The history of this mutable period is remarkably shown in the singular incident of Catherine, the wife of Peter Martyr, and St. Frideswide.
Peter Martyr, when celibacy was the indispensable virtue of an ecclesiastic, brought his wife into his college, and also his bawling children. This spirit of reform was an abhorrence to the conscience and the quiet of the monks. A brothel, a prostitute, and a race of bastards, formed, according to the old inmates, the residence of the family of the reformer. The wife of Martyr died, and was interred near the relics of St. Frideswide. In the Marian days, it was resolved that the departed female should be condemned for heresy, and, since the corpse lay not distant from “that religious virgin, St. Frideswide,” it should be disinterred; and the Dean of Christ Church had the remains of Martyr’s wife dug up and buried in the dunghill of his stable. Five years after, when Elizabeth reigned, the fate of the disturbed bones of the wife of Martyr was recollected, and, by command, with patience and ingenuity, the sub-dean collected from the dunghill the bones which time had disjointed, and placed them in a coffin in the cathedral till they should be reburied with greater solemnity. A search was at the same time made by the sub-dean for the bones of St. Frideswide, which were not found where they had reposed for centuries. They had been hidden by some relic-adoring Catholic, to save them from the profane hands of the triumphant heretics of Edward the Sixth. In the obscurest part of the church, after much seeking, two silken bags were discovered, which had carefully preserved the relics of St. Frideswide. The sub-dean, who seems to have been at once a Romanist and a Reformer, considered that these bones of Peter Martyr’s wife and the female saint should receive equal honours. He put them in the same coffin, and they were re-interred together. This incident provoked some scoffs from the witless, and some grave comments from those who stood more in awe of the corpse of the saint than of the sinner. Thus they were buried and coupled together; and a scholar, whether a divine or a philosopher his ambiguous style will not assure us, inscribed this epitaph:—
| Hic jacet Religio cum Superstitione. |
Did the profound writer insinuate a wish that in one grave should lie mingled together Religion with Superstition? or that they are still as inseparable as the bones of the wife of Peter Martyr with the bones of St. Frideswide? Or did he mean nothing more than the idle antithesis of a scholar’s pen?

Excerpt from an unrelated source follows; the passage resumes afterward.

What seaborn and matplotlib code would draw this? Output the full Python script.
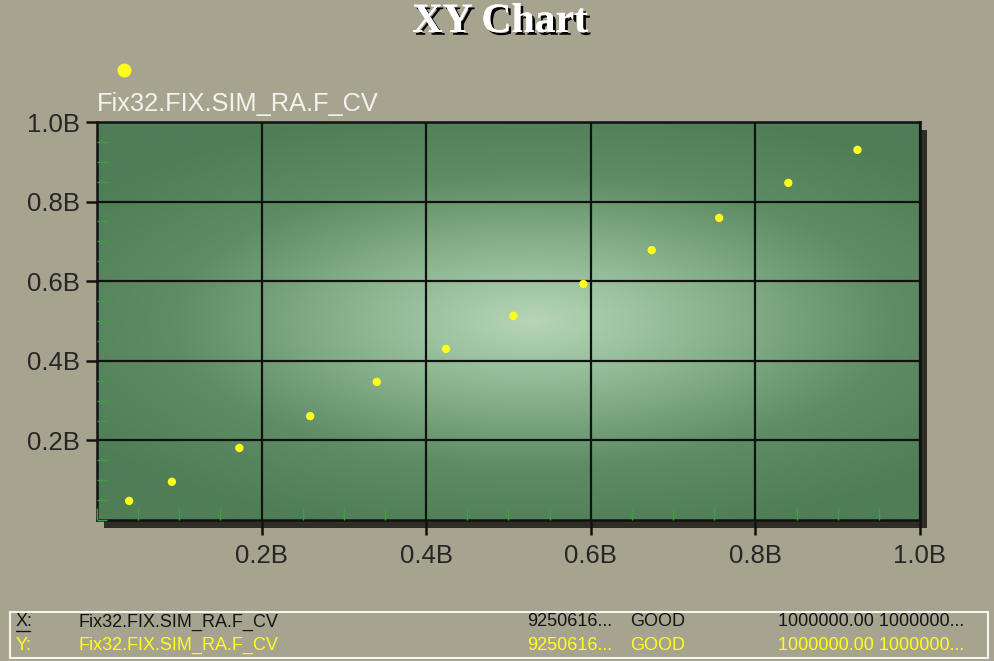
import numpy as np
import pandas as pd
import seaborn as sns
import matplotlib
matplotlib.use("Agg")
import matplotlib.pyplot as plt
from matplotlib.patches import Rectangle
from matplotlib.lines import Line2D
from matplotlib.ticker import FuncFormatter, MultipleLocator
from matplotlib.colors import LinearSegmentedColormap
import matplotlib.patheffects as pe

# ---- data ----
x_values = [0.039e9, 0.091e9, 0.173e9, 0.259e9, 0.340e9, 0.424e9,
            0.506e9, 0.591e9, 0.674e9, 0.756e9, 0.840e9, 0.924e9]
y_values = [0.048e9, 0.096e9, 0.181e9, 0.261e9, 0.347e9, 0.430e9,
            0.513e9, 0.593e9, 0.678e9, 0.759e9, 0.847e9, 0.930e9]
series_name = "Fix32.FIX.SIM_RA.F_CV"
tick_values = [0.2e9, 0.4e9, 0.6e9, 0.8e9, 1.0e9]
title_text = "XY Chart"
table_rows = [
    ["X:", "Fix32.FIX.SIM_RA.F_CV", "9250616...", "GOOD", "1000000.00 1000000..."],
    ["Y:", "Fix32.FIX.SIM_RA.F_CV", "9250616...", "GOOD", "1000000.00 1000000..."],
]

df = pd.DataFrame({"x": x_values, "y": y_values})

sns.set_theme(style="white")
plt.rcParams["font.family"] = ["Liberation Sans", "DejaVu Sans"]

W, H = 995, 661
fig = plt.figure(figsize=(W / 100, H / 100), dpi=100)
fig.patch.set_facecolor("#a6a48f")

# plot area geometry (pixels)
L, R, T, B = 97, 920, 122, 520
ax = fig.add_axes([L / W, 1 - B / H, (R - L) / W, (B - T) / H])
ax.set_zorder(2)

# shadow behind plot area
fig.patches.append(Rectangle(((L + 7) / W, 1 - (B + 8) / H), (R - L) / W, (B - T) / H,
                             transform=fig.transFigure, facecolor="#2e2e26",
                             edgecolor="none", zorder=-1))

# green radial gradient background of plot area
gx, gy = np.meshgrid(np.linspace(0, 1, 400), np.linspace(0, 1, 300))
d = np.sqrt(((gx - 0.53) / 0.66) ** 2 + ((gy - 0.5) / 0.55) ** 2)
d = np.clip(d, 0, 1)
cmap = LinearSegmentedColormap.from_list("g", ["#b6d6b6", "#8ab48e", "#5e8c64", "#4f7d56"])
ax.imshow(d, cmap=cmap, extent=(0, 1, 0, 1), transform=ax.transAxes,
          aspect="auto", origin="lower", zorder=0, vmin=0, vmax=1)

sns.scatterplot(data=df, x="x", y="y", ax=ax, color="#ffff1a", s=36,
                edgecolor="none", zorder=5, legend=False)

ax.set_xlim(0, 1.0e9)
ax.set_ylim(0, 1.0e9)
ax.set_xticks(tick_values)
ax.set_yticks(tick_values)
fmt = FuncFormatter(lambda v, p: f"{v / 1e9:.1f}B")
ax.xaxis.set_major_formatter(fmt)
ax.yaxis.set_major_formatter(fmt)
ax.xaxis.set_minor_locator(MultipleLocator(0.05e9))
ax.yaxis.set_minor_locator(MultipleLocator(0.05e9))
ax.grid(True, which="major", color="#111111", linewidth=1.6, zorder=1)
ax.set_axisbelow(False)
ax.tick_params(axis="both", which="major", direction="out", width=1.8,
               color="#111111", labelsize=18.5, labelcolor="#262626",
               bottom=True, left=True)
ax.tick_params(axis="x", which="major", length=11, pad=6)
ax.tick_params(axis="y", which="major", length=8, pad=4)
ax.tick_params(axis="x", which="minor", direction="in", length=9, width=1,
               color="#3f9e3f", bottom=True)
ax.tick_params(axis="y", which="minor", direction="in", length=7, width=1,
               color="#3f9e3f", left=True)
ax.set_xlabel("")
ax.set_ylabel("")
for s in ax.spines.values():
    s.set_color("#111111")
    s.set_linewidth(1.8)

# title with shadow
fig.text(500 / W, 1 - 22 / H, title_text, ha="center", va="center",
         fontsize=30, fontweight="bold", color="white",
         family=["Liberation Serif", "DejaVu Serif"],
         path_effects=[pe.withSimplePatchShadow(offset=(2, -2), shadow_rgbFace="black", alpha=1.0),
                       pe.Normal()])

# legend marker and label
fig.add_artist(Line2D([124 / W], [1 - 70 / H], marker="o", markersize=10,
                      color="#ffff1a", markeredgecolor="none", linestyle="none",
                      transform=fig.transFigure))
fig.text(97 / W, 1 - 104 / H, series_name, ha="left", va="center",
         fontsize=18.3, color="#f2f2ee")

# bottom table
fig.patches.append(Rectangle((10 / W, 1 - 658 / H), 978 / W, 46 / H,
                             transform=fig.transFigure, facecolor="none",
                             edgecolor="#f4f4f0", linewidth=1.5))
col_x = [16, 78, 527, 630, 778]
row_y = [622, 645]
row_colors = ["#151515", "#ffff1a"]
for r, row in enumerate(table_rows):
    for c, txt in enumerate(row):
        fig.text(col_x[c] / W, 1 - row_y[r] / H, txt, ha="left", va="center",
                 fontsize=13, color=row_colors[r])
        if r == 0 and c == 0:
            fig.add_artist(Line2D([16 / W, 30 / W], [1 - 631 / H, 1 - 631 / H],
                                  color=row_colors[r], linewidth=1,
                                  transform=fig.transFigure))

fig.savefig("out.png", dpi=100, facecolor=fig.get_facecolor())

At this uncertain crisis of the alliance between Church and State, the history of our English Bible exhibits a singular picture of the Church, which, from courting the favour of the great, gradually grew into its own strength, and rested on its own independence. We perceive it first attracting the royal eye, and afterwards securing the patronage of ministers. This phenomenon is observable in the Bible commanded to be printed by Edward the Sixth. There we view his majesty’s portrait printed and illumined in red. Under Elizabeth, in the same Bible, omitting only the Papistic fish-days, we are surprised by the two portraits of the Earl of Leicester, placed before the Book of Joshua, and Cecil Lord Burleigh, adorning the Psalms. This is the first edition of the Bishops’ Bible. But subsequently, in 1574, we discover that the portraits of the royal favourites are both withdrawn, and a map of the Holy Land substituted, while the arms of Archbishop Parker seem to have been let into the vacancy which Lord Burleigh erst so gloriously occupied. The map of the Holy Land unquestionably is more appropriate than the portraits of the two statesmen; but the arms of the archbishop introduced into the Scriptures indicate a more egotistic spirit in the good prelate than, perhaps, becomes the saintly humility of the pastor. The whole is an exhibition of that worldliness which in its first weakness is uncertain of the favour of the higher powers, but which cannot conceal its triumph in its full-grown strength; the great ecclesiastic, no longer collecting portraits of ministers, stamps his own arms on the sacred volume, to ratify his own power!
[1] It will be found in the additional manuscripts at the British Museum.
[2] See an article on Psalms in vol. ii. of “Curiosities of Literature.”—Ed.